***** RAW RECORDS *****
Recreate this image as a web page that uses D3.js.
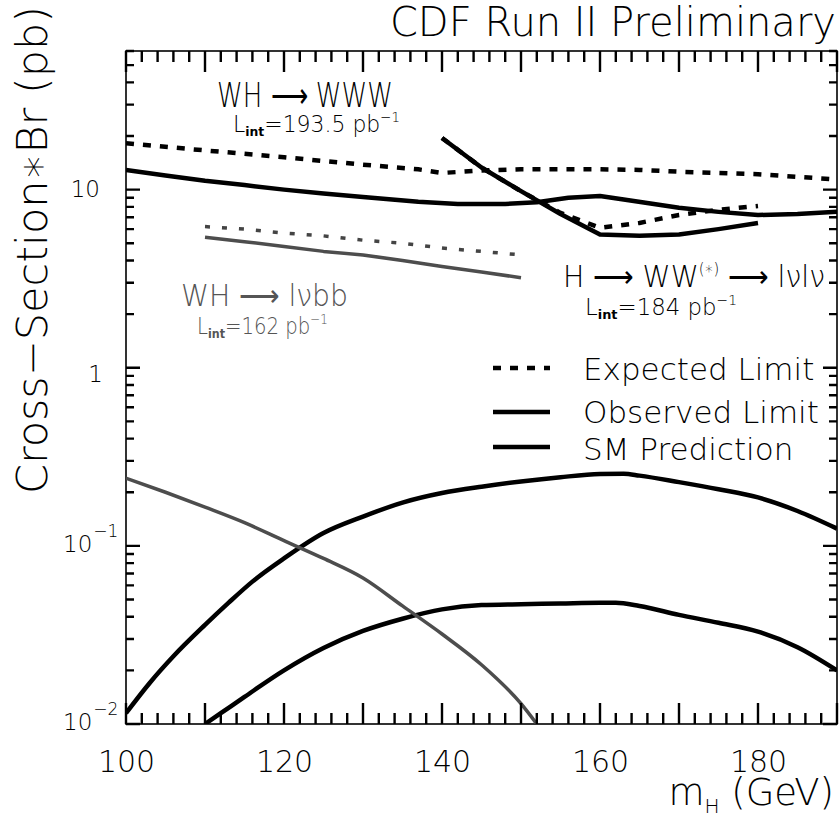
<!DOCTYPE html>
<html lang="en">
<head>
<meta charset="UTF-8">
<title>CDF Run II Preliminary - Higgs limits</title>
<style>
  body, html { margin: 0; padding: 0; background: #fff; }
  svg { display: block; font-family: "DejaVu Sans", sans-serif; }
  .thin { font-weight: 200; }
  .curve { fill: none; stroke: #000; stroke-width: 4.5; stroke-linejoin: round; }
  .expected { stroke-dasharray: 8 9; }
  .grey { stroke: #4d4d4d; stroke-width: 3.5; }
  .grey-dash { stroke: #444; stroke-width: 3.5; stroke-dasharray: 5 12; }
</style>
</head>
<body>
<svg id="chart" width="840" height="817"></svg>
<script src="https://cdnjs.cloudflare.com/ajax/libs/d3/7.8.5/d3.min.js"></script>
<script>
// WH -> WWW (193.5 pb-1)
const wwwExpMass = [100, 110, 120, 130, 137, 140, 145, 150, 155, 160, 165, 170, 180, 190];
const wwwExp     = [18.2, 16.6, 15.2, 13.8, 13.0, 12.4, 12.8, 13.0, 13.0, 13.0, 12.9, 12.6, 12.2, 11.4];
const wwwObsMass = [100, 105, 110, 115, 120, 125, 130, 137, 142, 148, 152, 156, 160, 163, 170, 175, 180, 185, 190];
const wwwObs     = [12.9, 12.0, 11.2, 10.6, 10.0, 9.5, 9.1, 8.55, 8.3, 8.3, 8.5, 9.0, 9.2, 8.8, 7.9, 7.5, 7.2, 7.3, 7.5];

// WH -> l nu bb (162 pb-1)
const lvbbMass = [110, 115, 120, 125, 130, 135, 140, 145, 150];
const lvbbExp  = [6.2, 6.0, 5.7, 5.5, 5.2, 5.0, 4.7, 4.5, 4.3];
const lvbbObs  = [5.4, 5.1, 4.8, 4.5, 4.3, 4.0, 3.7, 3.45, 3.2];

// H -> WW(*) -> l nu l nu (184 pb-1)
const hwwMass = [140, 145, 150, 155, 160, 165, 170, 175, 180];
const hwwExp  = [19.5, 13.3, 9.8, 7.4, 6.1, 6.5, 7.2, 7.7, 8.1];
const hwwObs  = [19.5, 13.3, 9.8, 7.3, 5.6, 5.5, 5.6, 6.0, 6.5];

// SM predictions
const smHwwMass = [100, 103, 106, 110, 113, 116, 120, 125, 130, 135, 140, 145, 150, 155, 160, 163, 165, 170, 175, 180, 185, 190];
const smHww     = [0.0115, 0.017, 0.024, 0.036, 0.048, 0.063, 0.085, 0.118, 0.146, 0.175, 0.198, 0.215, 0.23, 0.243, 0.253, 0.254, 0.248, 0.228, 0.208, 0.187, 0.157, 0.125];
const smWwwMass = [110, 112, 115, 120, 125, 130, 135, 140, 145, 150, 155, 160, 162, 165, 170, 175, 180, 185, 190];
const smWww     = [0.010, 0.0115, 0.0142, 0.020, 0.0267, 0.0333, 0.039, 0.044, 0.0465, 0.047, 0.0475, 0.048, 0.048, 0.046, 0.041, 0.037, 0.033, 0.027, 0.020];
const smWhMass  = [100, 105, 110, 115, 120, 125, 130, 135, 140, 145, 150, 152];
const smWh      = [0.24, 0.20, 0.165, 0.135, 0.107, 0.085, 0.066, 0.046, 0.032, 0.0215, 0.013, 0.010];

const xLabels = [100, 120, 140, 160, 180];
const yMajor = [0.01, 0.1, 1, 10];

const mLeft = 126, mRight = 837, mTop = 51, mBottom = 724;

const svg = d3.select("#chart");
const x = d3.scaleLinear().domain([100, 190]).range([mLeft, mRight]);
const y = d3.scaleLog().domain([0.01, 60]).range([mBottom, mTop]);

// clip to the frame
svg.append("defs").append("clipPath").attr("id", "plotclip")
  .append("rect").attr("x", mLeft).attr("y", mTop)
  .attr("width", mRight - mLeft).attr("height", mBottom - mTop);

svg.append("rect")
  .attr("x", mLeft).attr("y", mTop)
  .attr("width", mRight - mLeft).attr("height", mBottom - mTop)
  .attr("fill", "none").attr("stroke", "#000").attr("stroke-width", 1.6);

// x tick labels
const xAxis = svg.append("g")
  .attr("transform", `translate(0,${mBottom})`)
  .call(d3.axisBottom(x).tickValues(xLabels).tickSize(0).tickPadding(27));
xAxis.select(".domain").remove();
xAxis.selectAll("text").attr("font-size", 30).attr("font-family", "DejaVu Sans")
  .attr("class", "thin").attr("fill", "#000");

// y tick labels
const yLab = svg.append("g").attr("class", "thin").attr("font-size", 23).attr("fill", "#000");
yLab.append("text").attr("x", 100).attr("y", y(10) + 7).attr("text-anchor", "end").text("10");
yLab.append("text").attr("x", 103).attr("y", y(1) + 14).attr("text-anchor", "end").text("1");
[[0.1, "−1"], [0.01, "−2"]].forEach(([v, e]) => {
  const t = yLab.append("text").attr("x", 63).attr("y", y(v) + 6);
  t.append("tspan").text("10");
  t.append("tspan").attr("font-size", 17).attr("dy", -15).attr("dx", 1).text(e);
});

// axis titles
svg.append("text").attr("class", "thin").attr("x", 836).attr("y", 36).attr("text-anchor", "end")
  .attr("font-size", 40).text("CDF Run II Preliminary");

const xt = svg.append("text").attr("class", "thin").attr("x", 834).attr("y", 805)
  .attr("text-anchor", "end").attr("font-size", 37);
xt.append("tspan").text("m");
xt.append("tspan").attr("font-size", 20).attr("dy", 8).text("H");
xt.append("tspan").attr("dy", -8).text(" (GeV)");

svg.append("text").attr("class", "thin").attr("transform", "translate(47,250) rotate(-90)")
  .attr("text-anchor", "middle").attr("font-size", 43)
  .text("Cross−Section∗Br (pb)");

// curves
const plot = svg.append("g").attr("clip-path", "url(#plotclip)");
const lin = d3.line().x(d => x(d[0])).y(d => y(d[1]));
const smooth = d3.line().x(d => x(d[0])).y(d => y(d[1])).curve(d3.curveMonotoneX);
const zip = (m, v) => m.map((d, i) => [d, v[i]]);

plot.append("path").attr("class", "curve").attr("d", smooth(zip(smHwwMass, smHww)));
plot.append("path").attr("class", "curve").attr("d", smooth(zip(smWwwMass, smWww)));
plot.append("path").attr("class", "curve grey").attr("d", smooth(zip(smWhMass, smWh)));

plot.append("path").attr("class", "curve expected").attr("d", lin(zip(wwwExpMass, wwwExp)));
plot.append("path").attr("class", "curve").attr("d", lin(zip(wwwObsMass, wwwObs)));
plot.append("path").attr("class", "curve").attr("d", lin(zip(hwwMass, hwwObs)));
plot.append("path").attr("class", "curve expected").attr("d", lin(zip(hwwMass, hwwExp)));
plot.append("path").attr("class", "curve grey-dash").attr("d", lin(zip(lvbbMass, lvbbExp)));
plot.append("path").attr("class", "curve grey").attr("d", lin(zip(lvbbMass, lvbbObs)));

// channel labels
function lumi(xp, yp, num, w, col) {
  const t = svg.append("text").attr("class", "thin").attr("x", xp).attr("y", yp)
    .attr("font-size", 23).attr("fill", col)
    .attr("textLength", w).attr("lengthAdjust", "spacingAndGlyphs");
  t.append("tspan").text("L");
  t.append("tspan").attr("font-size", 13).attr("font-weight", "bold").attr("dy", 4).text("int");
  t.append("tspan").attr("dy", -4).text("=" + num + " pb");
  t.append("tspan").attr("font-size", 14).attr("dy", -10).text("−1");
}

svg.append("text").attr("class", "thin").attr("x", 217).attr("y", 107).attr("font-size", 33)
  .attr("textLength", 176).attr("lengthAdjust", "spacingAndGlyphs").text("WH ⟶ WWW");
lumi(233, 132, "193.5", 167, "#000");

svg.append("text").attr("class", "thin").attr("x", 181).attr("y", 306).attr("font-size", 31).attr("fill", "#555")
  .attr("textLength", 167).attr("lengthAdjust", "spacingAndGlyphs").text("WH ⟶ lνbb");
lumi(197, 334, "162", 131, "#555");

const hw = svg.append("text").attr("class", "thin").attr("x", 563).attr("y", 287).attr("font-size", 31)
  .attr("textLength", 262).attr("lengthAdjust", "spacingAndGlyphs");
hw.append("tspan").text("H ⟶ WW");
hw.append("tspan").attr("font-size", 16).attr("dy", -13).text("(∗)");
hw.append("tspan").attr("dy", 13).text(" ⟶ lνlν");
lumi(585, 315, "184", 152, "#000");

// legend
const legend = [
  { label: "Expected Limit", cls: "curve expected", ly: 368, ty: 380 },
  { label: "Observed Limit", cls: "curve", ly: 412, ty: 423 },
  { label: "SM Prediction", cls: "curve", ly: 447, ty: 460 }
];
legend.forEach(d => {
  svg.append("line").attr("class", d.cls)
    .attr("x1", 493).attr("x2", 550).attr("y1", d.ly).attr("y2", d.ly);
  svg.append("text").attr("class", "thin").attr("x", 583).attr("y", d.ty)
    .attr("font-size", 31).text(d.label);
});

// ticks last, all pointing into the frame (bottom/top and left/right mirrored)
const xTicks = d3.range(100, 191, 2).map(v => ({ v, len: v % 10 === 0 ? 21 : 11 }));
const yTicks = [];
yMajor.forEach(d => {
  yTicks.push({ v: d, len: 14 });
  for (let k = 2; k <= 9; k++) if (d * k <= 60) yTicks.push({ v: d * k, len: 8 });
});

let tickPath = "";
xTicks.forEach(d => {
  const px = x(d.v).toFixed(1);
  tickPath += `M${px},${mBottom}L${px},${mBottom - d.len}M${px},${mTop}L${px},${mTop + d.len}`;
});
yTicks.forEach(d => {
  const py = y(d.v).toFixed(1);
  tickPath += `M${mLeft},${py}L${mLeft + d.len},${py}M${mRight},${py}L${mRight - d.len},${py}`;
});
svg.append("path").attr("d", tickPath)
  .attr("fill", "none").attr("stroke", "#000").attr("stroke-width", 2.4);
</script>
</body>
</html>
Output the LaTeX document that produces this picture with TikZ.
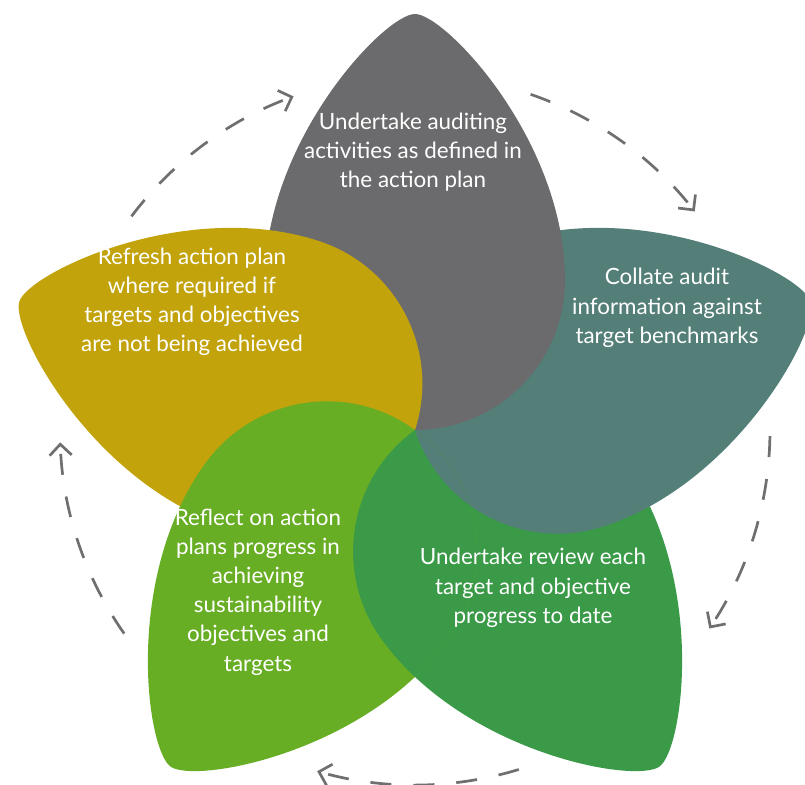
*****
- _THE REQUEST_
All lines from the start of the entries through the one with "3.7, 3.45, 3.2];" are to be output exactly; omit the pictures.

- _SOLVED PROBLEM_
Recreate this image as a web page that uses D3.js.
<!DOCTYPE html>
<html lang="en">
<head>
<meta charset="UTF-8">
<title>CDF Run II Preliminary - Higgs limits</title>
<style>
  body, html { margin: 0; padding: 0; background: #fff; }
  svg { display: block; font-family: "DejaVu Sans", sans-serif; }
  .thin { font-weight: 200; }
  .curve { fill: none; stroke: #000; stroke-width: 4.5; stroke-linejoin: round; }
  .expected { stroke-dasharray: 8 9; }
  .grey { stroke: #4d4d4d; stroke-width: 3.5; }
  .grey-dash { stroke: #444; stroke-width: 3.5; stroke-dasharray: 5 12; }
</style>
</head>
<body>
<svg id="chart" width="840" height="817"></svg>
<script src="https://cdnjs.cloudflare.com/ajax/libs/d3/7.8.5/d3.min.js"></script>
<script>
// WH -> WWW (193.5 pb-1)
const wwwExpMass = [100, 110, 120, 130, 137, 140, 145, 150, 155, 160, 165, 170, 180, 190];
const wwwExp     = [18.2, 16.6, 15.2, 13.8, 13.0, 12.4, 12.8, 13.0, 13.0, 13.0, 12.9, 12.6, 12.2, 11.4];
const wwwObsMass = [100, 105, 110, 115, 120, 125, 130, 137, 142, 148, 152, 156, 160, 163, 170, 175, 180, 185, 190];
const wwwObs     = [12.9, 12.0, 11.2, 10.6, 10.0, 9.5, 9.1, 8.55, 8.3, 8.3, 8.5, 9.0, 9.2, 8.8, 7.9, 7.5, 7.2, 7.3, 7.5];

// WH -> l nu bb (162 pb-1)
const lvbbMass = [110, 115, 120, 125, 130, 135, 140, 145, 150];
const lvbbExp  = [6.2, 6.0, 5.7, 5.5, 5.2, 5.0, 4.7, 4.5, 4.3];
const lvbbObs  = [5.4, 5.1, 4.8, 4.5, 4.3, 4.0, 3.7, 3.45, 3.2];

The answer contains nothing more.